Ghana’s utility sector is presenting a sharply divided cost picture, with gas production costs falling steeply while electricity and water supply prices continue to climb, according to the March 2026 Producer Price Index (PPI) data released by the Ghana Statistical Service (GSS).
Electricity and gas inflation held the highest rate across all sectors at 13.6% year-on-year, declining only modestly from February levels, continuing to act as a structural burden on production activities. On a month-on-month basis, prices in the combined sub-sector eased by 0.6%, suggesting limited short-term relief.
The headline sub-sector figure, however, obscures a striking divergence within it. Electricity-related activities, encompassing power generation, transmission, and distribution, posted a 15.3% year-on-year increase in producer prices, reflecting persistently elevated costs across the power supply chain. For businesses that rely heavily on electricity as a production input, the sustained increase translates directly into higher operating expenses, which producers may pass on through the prices of goods and services.
Gas production and distribution moved in the opposite direction, recording a steep year-on-year deflation of 29.1%. The sharp decline points to a significant reduction in input costs along the gas supply chain, offering meaningful relief to industrial users and electricity generators that depend on gas as a primary fuel source. Cheaper gas carries the potential to partially offset the upward pressure from electricity tariffs, reducing the net energy cost burden on manufacturers.
The water supply, sewerage and waste management sector held steady at 9.9% year-on-year in February and maintained that rate in March, indicating persistent inflationary pressure with no sign of easing.
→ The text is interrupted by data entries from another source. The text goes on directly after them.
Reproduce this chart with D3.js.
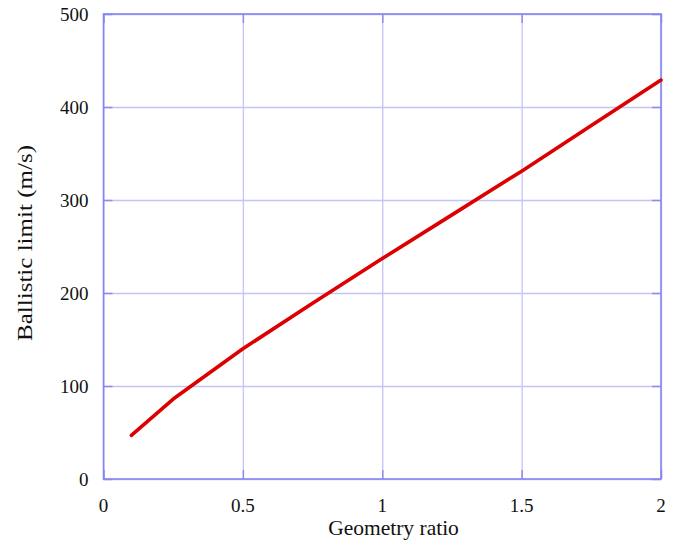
<!DOCTYPE html>
<html lang="en">
<head>
  <meta charset="UTF-8">
  <title>Ballistic limit</title>
  <script src="https://d3js.org/d3.v7.min.js"></script>
  <style>
    body { margin: 0; background: #fff; }
    text { font-family: "Liberation Serif", "Times New Roman", serif; fill: #111; }
  </style>
</head>
<body>
  <svg id="chart" width="680" height="549"></svg>
  <script>
    // data
    const ratio = [0.1, 0.25, 0.5, 0.75, 1, 1.25, 1.5, 1.75, 2];
    const limit = [47, 86, 140, 189, 237, 284, 331, 380, 429];
    const xTicks = [0, 0.5, 1, 1.5, 2];
    const yTicks = [0, 100, 200, 300, 400, 500];

    const svg = d3.select("#chart");
    const margins = { top: 14, right: 19, bottom: 70, left: 103.5 };
    const width = +svg.attr("width");
    const height = +svg.attr("height");
    const chartWidth = width - margins.left - margins.right;
    const chartHeight = height - margins.top - margins.bottom;

    const xScale = d3.scaleLinear().domain([0, 2]).range([0, chartWidth]);
    const yScale = d3.scaleLinear().domain([0, 500]).range([chartHeight, 0]);

    const chartArea = svg.append("g")
      .attr("transform", `translate(${margins.left},${margins.top})`);

    //gridlines
    chartArea.append("g")
      .attr("transform", `translate(0,${chartHeight})`)
      .call(d3.axisBottom(xScale).tickValues(xTicks).tickSize(-chartHeight).tickFormat(""))
      .call(g => g.select(".domain").remove())
      .selectAll("line").attr("stroke", "#c4c4f6").attr("stroke-width", 1.3);
    chartArea.append("g")
      .call(d3.axisLeft(yScale).tickValues(yTicks).tickSize(-chartWidth).tickFormat(""))
      .call(g => g.select(".domain").remove())
      .selectAll("line").attr("stroke", "#c4c4f6").attr("stroke-width", 1.3);

    //small inner ticks on all four sides
    const tickLen = 9;
    const tickSides = [
      [d3.axisBottom(xScale), `translate(0,${chartHeight})`],
      [d3.axisTop(xScale), `translate(0,0)`],
      [d3.axisLeft(yScale), `translate(0,0)`],
      [d3.axisRight(yScale), `translate(${chartWidth},0)`]
    ];
    tickSides.forEach(([ax, tr], i) => {
      const vals = i < 2 ? xTicks : yTicks;
      chartArea.append("g")
        .attr("transform", tr)
        .call(ax.tickValues(vals).tickSizeInner(-tickLen).tickSizeOuter(0).tickFormat(""))
        .call(g => g.select(".domain").remove())
        .selectAll("line").attr("stroke", "#8c8cf0").attr("stroke-width", 1.5);
    });

    //frame
    chartArea.append("rect")
      .attr("width", chartWidth).attr("height", chartHeight)
      .attr("fill", "none").attr("stroke", "#8686f2").attr("stroke-width", 1.6);

    //tick labels
    chartArea.selectAll("text.xlab").data(xTicks).join("text")
      .attr("class", "xlab")
      .attr("x", d => xScale(d))
      .attr("y", chartHeight + 33)
      .attr("text-anchor", "middle")
      .attr("font-size", "19px")
      .text(d => d);
    chartArea.selectAll("text.ylab").data(yTicks).join("text")
      .attr("class", "ylab")
      .attr("x", -15)
      .attr("y", d => yScale(d) + 6.5)
      .attr("text-anchor", "end")
      .attr("font-size", "19px")
      .text(d => d);

    //axis titles
    svg.append("text")
      .attr("x", 393.5)
      .attr("y", 535)
      .attr("text-anchor", "middle")
      .attr("font-size", "21.5px")
      .text("Geometry ratio");
    svg.append("text")
      .attr("transform", `translate(32,243) rotate(-90)`)
      .attr("text-anchor", "middle")
      .attr("font-size", "22px")
      .attr("textLength", 196)
      .attr("lengthAdjust", "spacingAndGlyphs")
      .text("Ballistic limit (m/s)");

    //the curve
    const pts = ratio.map((r, i) => [r, limit[i]]);
    chartArea.append("path")
      .datum(pts)
      .attr("fill", "none")
      .attr("stroke", "#dd0000")
      .attr("stroke-width", 3.6)
      .attr("stroke-linecap", "round")
      .attr("stroke-linejoin", "round")
      .attr("d", d3.line().x(d => xScale(d[0])).y(d => yScale(d[1])));
  </script>
</body>
</html>
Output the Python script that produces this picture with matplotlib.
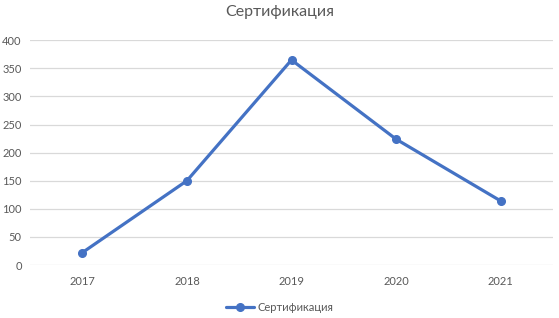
import matplotlib.pyplot as plt

# values
years = ["2017", "2018", "2019", "2020", "2021"]
values = [22, 150, 365, 224, 114]
series_name = "Сертификация"

plt.rcParams['font.family'] = ['Lato', 'DejaVu Sans']

fig = plt.figure(figsize=(5.59, 3.18), dpi=100)
ax = fig.add_axes([30/559, 1 - 265/318, 523/559, (265 - 40.3)/318])

x = range(len(years))
ax.plot(x, values, color="#4472C4", lw=2.3, marker="o", markersize=5.5,
        label=series_name, solid_capstyle="round")

ax.set_xlim(-0.5, len(years) - 0.5)
ax.set_ylim(0, 400)
ax.set_yticks(range(0, 401, 50))
ax.set_xticks(list(x))
ax.set_xticklabels(years)
ax.grid(axis="y", color="#D9D9D9", lw=0.9)
ax.set_axisbelow(True)
for s in ax.spines.values():
    s.set_visible(False)
ax.tick_params(length=0, labelsize=8, labelcolor="#595959")
ax.tick_params(axis="y", pad=6)
ax.tick_params(axis="x", pad=8)

fig.suptitle(series_name, y=0.985, fontsize=11.5, color="#595959")
fig.legend(loc="lower center", bbox_to_anchor=(0.5, -0.015), frameon=False,
           fontsize=8, labelcolor="#595959", handlelength=2.5, handletextpad=0.3)

fig.savefig("out.png", dpi=100)
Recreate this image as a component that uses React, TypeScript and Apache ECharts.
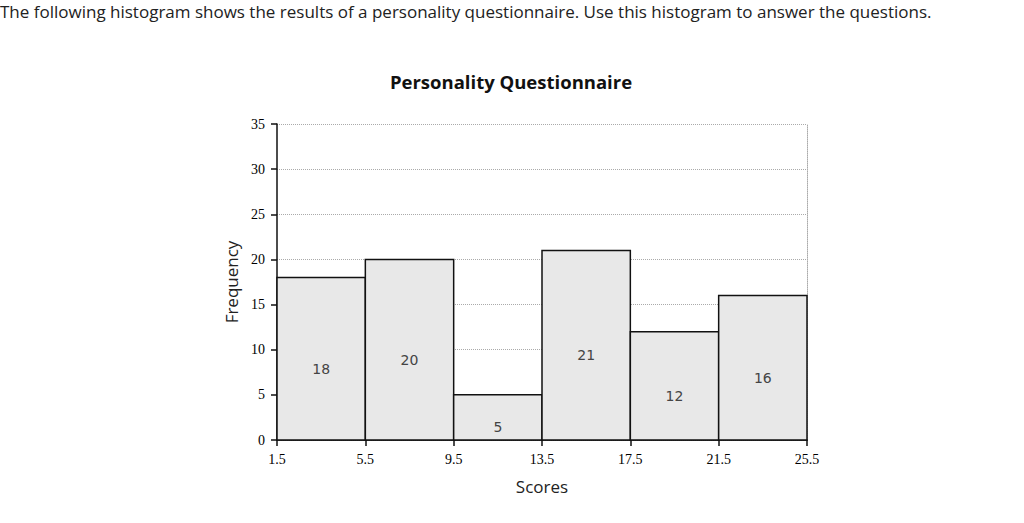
import React, { useEffect, useRef } from "react";
import * as echarts from "echarts";

const binEdges = [1.5, 5.5, 9.5, 13.5, 17.5, 21.5, 25.5];
const frequencies = [18, 20, 5, 21, 12, 16];
const yTicks = [0, 5, 10, 15, 20, 25, 30, 35];
const headerText =
  "The following histogram shows the results of a personality questionnaire. Use this histogram to answer the questions.";
const titleText = "Personality Questionnaire";

export default function App() {
  const ref = useRef<HTMLDivElement>(null);
  useEffect(() => {
    const chart = echarts.init(ref.current!, null, { renderer: "svg" });
    const data = frequencies.map((f, i) => [binEdges[i], binEdges[i + 1], f]);
    chart.setOption({
      animation: false,
      backgroundColor: "#fff",
      title: {
        text: titleText,
        left: 506,
        top: 67,
        textAlign: "center",
        textStyle: { fontFamily: "Open Sans", fontWeight: "bold", fontSize: 18.5, color: "#111" },
      },
      graphic: [
        {
          type: "text",
          left: 0,
          top: 3,
          style: { text: headerText, font: "17px 'Open Sans'", fill: "#222" },
        },
      ],
      grid: { left: 277, right: 217, top: 124, bottom: 83 },
      xAxis: {
        type: "value",
        min: binEdges[0],
        max: binEdges[binEdges.length - 1],
        name: "Scores",
        nameLocation: "middle",
        nameGap: 38,
        nameTextStyle: { fontFamily: "Open Sans", fontSize: 17, color: "#222" },
        axisLine: { show: true, onZero: false, lineStyle: { color: "#111", width: 1.5 } },
        axisTick: { show: true, customValues: binEdges, length: 6, lineStyle: { color: "#111", width: 1.5 } },
        axisLabel: {
          customValues: binEdges,
          formatter: (v: number) => v.toFixed(1),
          fontFamily: "Liberation Serif",
          fontSize: 14,
          color: "#000",
          margin: 12,
        },
        splitLine: { show: false },
      },
      yAxis: [
        {
          type: "value",
          min: yTicks[0],
          max: yTicks[yTicks.length - 1],
          interval: 5,
          name: "Frequency",
          nameLocation: "middle",
          nameGap: 37,
          nameTextStyle: { fontFamily: "Open Sans", fontSize: 17, color: "#222" },
          axisLine: { show: true, lineStyle: { color: "#111", width: 1.5 } },
          axisTick: { show: true, length: 6, lineStyle: { color: "#111", width: 1.5 } },
          axisLabel: { fontFamily: "Liberation Serif", fontSize: 14, color: "#000", margin: 12 },
          splitLine: { show: true, lineStyle: { color: "#aaa", type: "dotted", width: 1 } },
        },
        {
          type: "value",
          min: yTicks[0],
          max: yTicks[yTicks.length - 1],
          interval: 5,
          position: "right",
          axisLine: { show: true, lineStyle: { color: "#aaa", type: "dotted", width: 1 } },
          axisTick: { show: false },
          axisLabel: { show: false },
          splitLine: { show: false },
        },
      ],
      series: [
        {
          type: "custom",
          data,
          encode: { x: [0, 1], y: 2 },
          renderItem: (params: any, api: any) => {
            const x0 = api.value(0);
            const x1 = api.value(1);
            const v = api.value(2);
            const p0 = api.coord([x0, 0]);
            const p1 = api.coord([x1, v]);
            const mid = api.coord([(x0 + x1) / 2, v / 2]);
            return {
              type: "group",
              children: [
                {
                  type: "rect",
                  shape: { x: p0[0], y: p1[1], width: p1[0] - p0[0], height: p0[1] - p1[1] },
                  style: { fill: "#e8e8e8", stroke: "#111", lineWidth: 1.5 },
                },
                {
                  type: "text",
                  x: mid[0],
                  y: mid[1] + 10,
                  style: {
                    text: String(v),
                    align: "center",
                    verticalAlign: "middle",
                    font: "14px 'DejaVu Sans'",
                    fill: "#444",
                  },
                },
              ],
            };
          },
        },
      ],
    });
    return () => chart.dispose();
  }, []);
  return (
    <div
      ref={ref}
      style={{ position: "absolute", left: 0, top: 0, width: 1024, height: 523 }}
    />
  );
}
At a more granular level, water collection, treatment, and supply recorded an inflation rate of 17.2%, underscoring structurally high costs in water provision that businesses have little ability to cushion through alternative sourcing.
The combined picture presents an uneven cost environment for producers. While the dramatic fall in gas prices opens a genuine avenue for cost relief in energy-intensive sectors, sustained increases in electricity and water costs continue to weigh on the overall cost base, limiting the extent to which businesses can benefit from the easing in one part of the utility market.
Headline producer price inflation rose marginally to 1.5% year-on-year in March from 1.4% in February, compared with 24.4% in March 2025, reflecting the dramatic disinflation over the past twelve months. The utility sector divergence, however, suggests that cost pressures have not eased uniformly, and businesses in power-dependent industries remain exposed to above-average input price growth.